Read through the data and report every line in which the word "document" occurs.

▸ DATASET SECTION:

★ ★ ★ ★ ★

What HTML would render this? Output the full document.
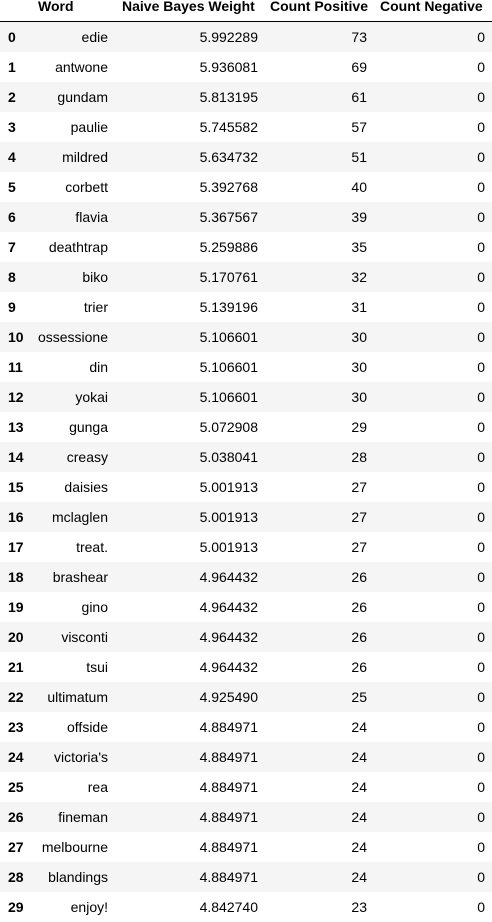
<!DOCTYPE html>
<html><head><meta charset="utf-8"><style>
body{margin:0;width:492px;height:916px;background:#fff;font-family:"Liberation Sans",Arial,sans-serif;font-size:14px;color:#000;position:relative;overflow:hidden}
.c{position:absolute;white-space:nowrap;line-height:30px;top:0}
.hd{position:absolute;white-space:nowrap;line-height:14px;top:-1px;font-weight:bold}
.h{font-weight:bold}
.row{position:absolute;left:0;width:492px;height:30px}
</style></head><body>
<div id="t">
<div class="hd" style="left:38px">Word</div>
<div class="hd" style="left:122px">Naive Bayes Weight</div>
<div class="hd" style="left:270px">Count Positive</div>
<div class="hd" style="left:380px">Count Negative</div>
<div style="position:absolute;left:0;top:21px;width:492px;height:1px;background:#000"></div>
</div>
<script>
const words=["edie","antwone","gundam","paulie","mildred","corbett","flavia","deathtrap","biko","trier","ossessione","din","yokai","gunga","creasy","daisies","mclaglen","treat.","brashear","gino","visconti","tsui","ultimatum","offside","victoria's","rea","fineman","melbourne","blandings","enjoy!"];
const weights=["5.992289","5.936081","5.813195","5.745582","5.634732","5.392768","5.367567","5.259886","5.170761","5.139196","5.106601","5.106601","5.106601","5.072908","5.038041","5.001913","5.001913","5.001913","4.964432","4.964432","4.964432","4.964432","4.925490","4.884971","4.884971","4.884971","4.884971","4.884971","4.884971","4.842740"];
const countPos=[73,69,61,57,51,40,39,35,32,31,30,30,30,29,28,27,27,27,26,26,26,26,25,24,24,24,24,24,24,23];
const countNeg=[0,0,0,0,0,0,0,0,0,0,0,0,0,0,0,0,0,0,0,0,0,0,0,0,0,0,0,0,0,0];
const t=document.getElementById('t');
function cell(row,txt,right,left,bold,name){
  const d=document.createElement('div');
  d.className='c'+(bold?' h':'');
  
  
  if(left!=null)d.style.left=left+'px';else d.style.right=(492-right)+'px';
  d.textContent=txt;row.appendChild(d);
}
words.forEach((w,i)=>{
  const r=document.createElement('div');
  r.className='row';
  
  
  r.style.top=(22+i*30)+'px';
  if(i%2==0)r.style.background='#f5f5f5';
  cell(r,String(i),null,8,true,'row-index');
  cell(r,w,108,null,false,'word-cell');
  cell(r,weights[i],258,null,false,'weight-cell');
  cell(r,String(countPos[i]),367,null,false,'count-positive-cell');
  cell(r,String(countNeg[i]),485,null,false,'count-negative-cell');
  t.appendChild(r);
});
</script>
</body></html>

★ ★ ★ ★ ★

▸ COMPLETE RESPONSE:
What HTML would render this? Output the full document.
const t=document.getElementById('t');
  const d=document.createElement('div');
  const r=document.createElement('div');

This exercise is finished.